In the year 2000, Nile’s sophomore effort “Black Seeds of Vengeance” woke up the slumbering death metal scene with their revitalizing insight into the music. It caught the attention of fans and critics alike, and they were instantly put upon a pedestal to be worshipped by some, and cast down up by very few others. Nile was put into a position in which they must construct a third album that would live up to the high expectations set by not only themselves, but the demand of the listeners. Even with line-up changes Nile managed to stay level headed about their situation and their efforts resulted in “In Their Darkened Shrines”. It just so happens that Nile’s third album surpassed those demands and turned out to be what is the best album of their career.

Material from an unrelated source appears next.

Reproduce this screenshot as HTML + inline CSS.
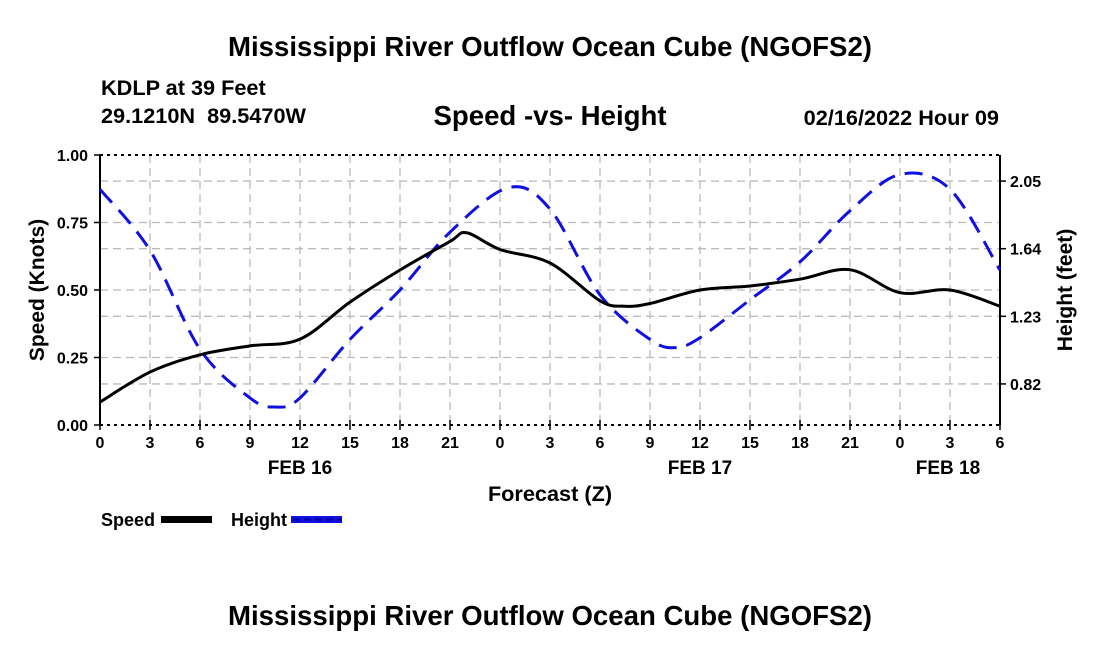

‘The Blessed Dead’ kicks off the album, followed by ‘Execration’ for what are two songs that the experienced Nile fan is no stranger too. The difference between these classic Nile songs and material that predates “In Their Darkened Shrines” is that Nile has improved. The performance by the band itself is nothing short of amazing, the atmosphere is more complete, the emotions are flooding the listeners ears quicker than ever, and the intentions of Nile are far more clear than ever before.

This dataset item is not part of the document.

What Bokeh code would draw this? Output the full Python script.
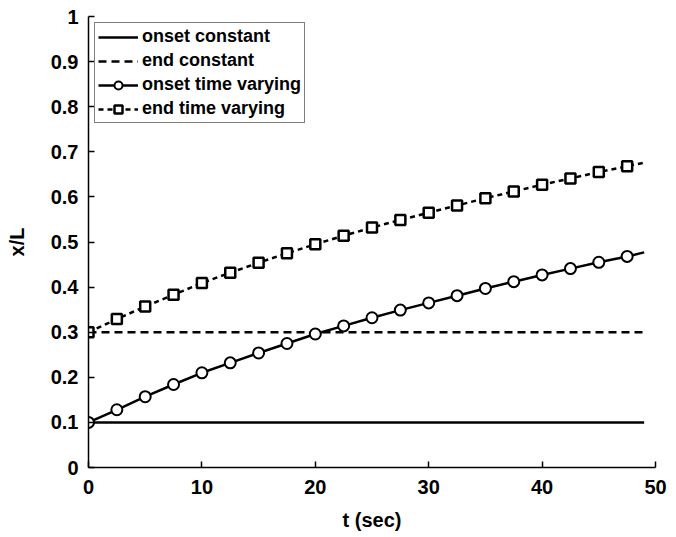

The great thing about Nile though, as shown best during “Black Seeds of Vengeance”, is that they were interested in traveling into lengthy song arrangements, and more importantly the slower, more atmospheric side of things. ‘Stones of Sorrow’ and ‘To Dream of Ur’ were two witnesses to this fact, and on “In Their Darkened Shrines” the band resurrects the style of those songs into different areas all over the album. Shortly into the album we’re introduced to ‘Sarcophagus’. It sweeps along like sand over the desert hills with its crushing rhythms and slithering tempo, clouding you in a depressive cloud of unmerciful guitars, subtle synths, and intense drumming. This experience is implored upon once again by the nearly twelve-minute death metal opus ‘Unas, Slayer of the Gods’. It’s truly a shining moment in Nile’s lifespan, and easily one of the best songs that they’ve ever conspired. Drifting out of your speakers at first with calming acoustic guitar, Nile indulge themselves in an epic musical landscape with drumming that’s all over the board and rhythms that drive down heavily. Leave it to Nile to bring in a segment wrought with tribal drumming like thunder from the sky and war horns cutting through the dense air like a knife, like a warning to a town that they’re under attack. Then, like a deer caught in a car’s headlights you’re unsuspectingly lost in a whirlwind of guitar solos that are just as monolithic as the rest of the song. Nile’s travels into the tombs of atmospheric death metal have earned them the rights to say they’ve accomplished yet another feat.
As a band Nile have drastically improved in their song writing. They don’t rely on chanting that goes on for minutes or samples that can be found on their previous outings to inflict their atmosphere, emotions, and mood. On “In Their Darkened Shrines”, the actual material itself is what creates that Egyptian feel. Both the rhythm and leads on the four-part title track instantly fill the mind with thoughts of enchanted hallways of golden brick that make up tombs full of ancient lore and mystique. The drumming and horns on the first part, ‘Hall of Saurian Entombment’, create a visionary make-up of townsfolk being enslaved to a point where they are driven to near collapse. Part II ‘Invocation to Seditious Heresy’ leads on with aggressive death metal that is without the synths or horns on overdrive, yet still manages to keep that unique feel flowing solely from the drumming and guitars. The last two parts (‘Destruction of the Temple of the Enemies of Ra’, ‘Ruins’) take wind the album down, particularly ‘Ruins’, which acts as a tribe celebrating their domination of an enemy deep into the night.
Bottom Line: “In Their Darkened Shrines” is without a doubt Nile’s finest hour yet. Any recognition Nile will undoubtedly receive as they have in the past has truly been earned here, not just drawn in because of novelty. Nile has succeeded in everyway that they could have and “In Their Darkened Shrines” is a testament to that.